Note: This article is third in a three part series on beer in Durham.
Most folks can agree that North Carolina is well-known for its beer.
To be clear, all the recent honors in the beer industry have been bestowed to our Appalachian neighbor to the West, Asheville (including a very recent nod to the city and its nine breweries as “Beer City USA”).
The Triangle region, however, may just have what it takes to step forward as a beer destination, bringing tourists and their pocketbooks to savor food and drink on a long weekend.
The Triangle already has many attributes that would make it perfect as a beer destination, the most important of which is an active brewery scene. By recent counts, Carolina’s piedmont region plays host to 12 breweries and brewpubs (to those keeping count—Triangle, Fullsteam, LoneRider, Roth, Big Boss, Carolina Brewing Co, Natty Greene’s, Aviator, Boylan Bridge, Top of the Hill, and Carolina Brewery in both Chapel Hill and Pittsboro).
Additionally, our bars and restaurants understand beer. It is commonplace to walk into any bar or restaurant and choose from at least a dozen regional and national craft beers on tap, plus dozens more in bottles.
As locals, we've come to take for granted the variety and atmosphere that many beer enthusiasts can only dream of.
Additional draws to the Triangle include a strong restaurant scene and a cluster of performance venues including the Carolina Theatre, DPAC, Man Bites Dog Theater, and Common Ground (with many opportunities to watch the performance arts in our neighbor cities as well).
Durham’s restaurant scene has received lots of national press in recent years, with the Durham-Chapel Hill-Carrborro metropolitan area being selected in 2008 as Bon Appetit’s Foodiest Small Town in America, and recent articles in the New York Times featuring our farm-to-fork establishments.
The emphasis on local ingredients is making its way to the Triangle’s beer scene, as described in the earlier feature on Fullsteam Brewery.
North Carolina’s Triangle has a steady flow of business travelers,
which provides the region with a readily reachable market of visitors capable of extending
their trips by a weekend.

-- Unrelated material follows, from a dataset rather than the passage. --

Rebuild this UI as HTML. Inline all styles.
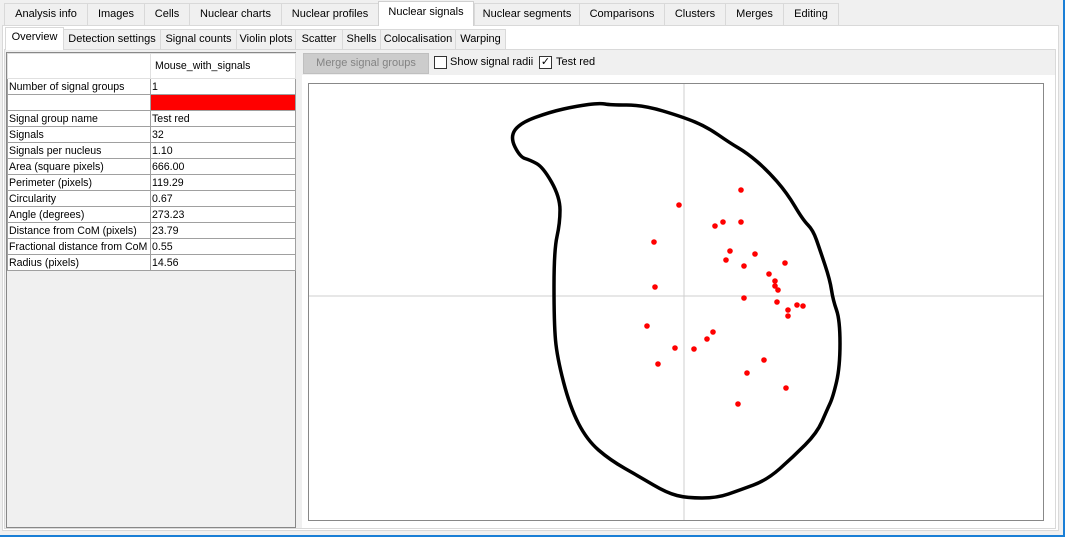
<!DOCTYPE html>
<html><head><meta charset="utf-8">
<style>
*{box-sizing:border-box;margin:0;padding:0}
body{width:1065px;height:537px;background:#f0f0f0;font-family:"Liberation Sans",Arial,sans-serif;font-size:11px;color:#000;position:relative;overflow:hidden}
.abs{position:absolute}
.tab{position:absolute;top:3px;height:22px;border:1px solid #d9d9d9;border-bottom:none;background:#f0f0f0;text-align:center;line-height:21px;font-size:11px}
.tab.sel{top:1px;height:25px;background:#fff;border-color:#d0d0d0}
.st{position:absolute;top:29px;height:20px;border:1px solid #d9d9d9;border-bottom:none;background:#f0f0f0;text-align:center;line-height:19px;font-size:11px}
.st.sel{top:27px;height:23px;background:#fff}
table{border-collapse:collapse;font-size:10.6px;table-layout:fixed}
td{border:1px solid #a0a0a0;height:16px;padding:0 0 0 1px;line-height:14px;white-space:nowrap;overflow:hidden}
</style></head><body>
<div class="abs" style="left:2px;top:25px;width:1057px;height:506px;border:1px solid #d9d9d9;background:#fff"></div>
<div class="tab" style="left:4px;width:84px">Analysis info</div>
<div class="tab" style="left:87px;width:58px">Images</div>
<div class="tab" style="left:144px;width:46px">Cells</div>
<div class="tab" style="left:189px;width:93px">Nuclear charts</div>
<div class="tab" style="left:281px;width:98px">Nuclear profiles</div>
<div class="tab sel" style="left:378px;width:96px">Nuclear signals</div>
<div class="tab" style="left:474px;width:106px">Nuclear segments</div>
<div class="tab" style="left:579px;width:86px">Comparisons</div>
<div class="tab" style="left:664px;width:62px">Clusters</div>
<div class="tab" style="left:725px;width:59px">Merges</div>
<div class="tab" style="left:783px;width:56px">Editing</div>

<div class="abs" style="left:4px;top:49px;width:1052px;height:480px;border:1px solid #d9d9d9;background:#f0f0f0"></div>
<div class="st sel" style="left:5px;width:59px">Overview</div>
<div class="st" style="left:63px;width:98px">Detection settings</div>
<div class="st" style="left:160px;width:77px">Signal counts</div>
<div class="st" style="left:236px;width:60px">Violin plots</div>
<div class="st" style="left:295px;width:48px">Scatter</div>
<div class="st" style="left:342px;width:39px">Shells</div>
<div class="st" style="left:380px;width:76px">Colocalisation</div>
<div class="st" style="left:455px;width:51px">Warping</div>

<div class="abs" style="left:6px;top:52px;width:290px;height:476px;border:1px solid #888;background:#f0f0f0">
<table style="width:288px;background:#fff">
<colgroup><col style="width:143px"><col style="width:145px"></colgroup>
<tr style="height:25px"><td style="border-color:#e0e0e0"></td><td style="border-color:#e0e0e0;padding-left:4px">Mouse_with_signals</td></tr>
<tr><td>Number of signal groups</td><td>1</td></tr>
<tr><td></td><td style="background:#ff0000"></td></tr>
<tr><td>Signal group name</td><td>Test red</td></tr>
<tr><td>Signals</td><td>32</td></tr>
<tr><td>Signals per nucleus</td><td>1.10</td></tr>
<tr><td>Area (square pixels)</td><td>666.00</td></tr>
<tr><td>Perimeter (pixels)</td><td>119.29</td></tr>
<tr><td>Circularity</td><td>0.67</td></tr>
<tr><td>Angle (degrees)</td><td>273.23</td></tr>
<tr><td>Distance from CoM (pixels)</td><td>23.79</td></tr>
<tr><td>Fractional distance from CoM</td><td>0.55</td></tr>
<tr><td>Radius (pixels)</td><td>14.56</td></tr>
</table></div>

<div class="abs" style="left:302px;top:75px;width:753px;height:453px;background:#fff"></div>
<div class="abs" style="left:303px;top:53px;width:126px;height:21px;background:#cccccc;border:1px solid #bfbfbf;color:#838383;text-align:center;line-height:19px">Merge signal groups</div>
<div class="abs" style="left:434px;top:56px;width:13px;height:13px;border:1px solid #333;background:#fff"></div>
<div class="abs" style="left:450px;top:56px">Show signal radii</div>
<div class="abs" style="left:539px;top:56px;width:13px;height:13px;border:1px solid #333;background:#fff;font-size:11px;line-height:11px;text-align:center">✓</div>
<div class="abs" style="left:556px;top:56px">Test red</div>

<svg class="abs" style="left:0;top:0" width="1065" height="537">
<rect x="308.5" y="83.5" width="735" height="437" fill="#fff" stroke="#888"/>
<g id="g"></g>
<line x1="0" y1="536" x2="1065" y2="536" stroke="#1a7fd6" stroke-width="2"/>
<line x1="1064" y1="0" x2="1064" y2="537" stroke="#1a7fd6" stroke-width="2"/>
</svg>
<script>
const outlineX=[-84,-74,-41,-1,23,46,63,83,103,119,129,136,146,149,156,156,149,143,133,109,83,56,33,3,-17,-44,-74,-97,-114,-127,-130,-130,-124,-124,-141,-154,-164,-174,-164,-134,-107];
const outlineY=[193,191,191,179,169,153,143,126,103,76,66,46,16,-4,-24,-71,-101,-114,-137,-161,-184,-194,-202,-202,-197,-181,-164,-144,-111,-61,-27,46,73,99,129,136,139,159,173,184,190];
const sigX=[57,-5,31,39,57,-30,46,71,42,60,101,85,91,91,94,-29,60,93,113,119,104,104,-37,29,23,-9,10,-26,80,63,102,54];
const sigY=[106,91,70,74,74,54,45,42,36,30,33,22,15,10,6,9,-2,-6,-9,-10,-14,-20,-30,-36,-43,-52,-53,-68,-64,-77,-92,-108];
const cx=684,cy=296;
const sx=v=>cx+v, sy=v=>cy-v;
const ns="http://www.w3.org/2000/svg";
const g=document.getElementById('g');
function mk(t,a){const e=document.createElementNS(ns,t);for(const k in a)e.setAttribute(k,a[k]);g.appendChild(e);return e;}
let h=mk('line',{x1:309,x2:1043,y1:sy(0),y2:sy(0),stroke:'#cfcfcf','stroke-width':1});


let v=mk('line',{x1:sx(0),x2:sx(0),y1:84,y2:520,stroke:'#cfcfcf','stroke-width':1});


// smooth closed curve through midpoints
const n=outlineX.length;
const P=outlineX.map((x,i)=>[sx(x),sy(outlineY[i])]);
const mid=i=>{const a=P[i%n],b=P[(i+1)%n];return [(a[0]+b[0])/2,(a[1]+b[1])/2];};
let d='M'+mid(0).join(',');
for(let i=1;i<=n;i++){const c=P[i%n],m=mid(i);d+=' Q'+c.join(',')+' '+m.join(',');}
d+='Z';
let p=mk('path',{d:d,fill:'none',stroke:'#000','stroke-width':3.5,'stroke-linejoin':'round'});


sigX.forEach((x,i)=>{const c=mk('circle',{cx:sx(x),cy:sy(sigY[i]),r:2.8,fill:'#ff0000'});

});
</script>
</body></html>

Reaching this
market and convincing them to spend time and money in local establishments will
be the obstacle in making our region a beer destination.
To be clear, there are challenges faced by beer travelers, the biggest of which being the considerable distance separating breweries and brewpubs in our region.
No one staying in Durham would be comfortable trekking to Holly Springs and Raleigh on a beer crawl if they had to travel by car back to their hotel, for instance.
Recently, some enterprising companies have begun to offer bus tours of breweries in the region; however, this option may not appeal to people that don’t want to be constrained by a set schedule.
Additionally, many beers made
in the Triangle are not available for purchase outside of the Piedmont. As such, marketing the region as a beer
destination will be critical in attracting out-of-state visitors to the region.
A successful campaign would need to pair visitors’ bureaus from multiple municipalities (which at times can seem a Herculean feat) with a beer industry group such as the NC Brewers Guild.
Despite the challenges, it is easy to imagine North Carolina’s Triangle evolving into a full-fledged beer destination.
As a region, we generally appreciate beer
(giving rise to Durham and regional fixtures like Tyler’s Tap Room and All About Beer
magazine) and we have the events and overall relaxed atmosphere sought by beer enthusiasts.
If the region is able to position itself properly, it can increase tourism and help to expand both the tax base and number of available jobs. The precedent for alcohol-as-economic-development exists, notably two hours West with the Yadkin Valley Wine Trail, but the creation of a successful campaign will hinge on the ability of local establishments and governments to cooperate in the region's marketing -- something that can be difficult at times.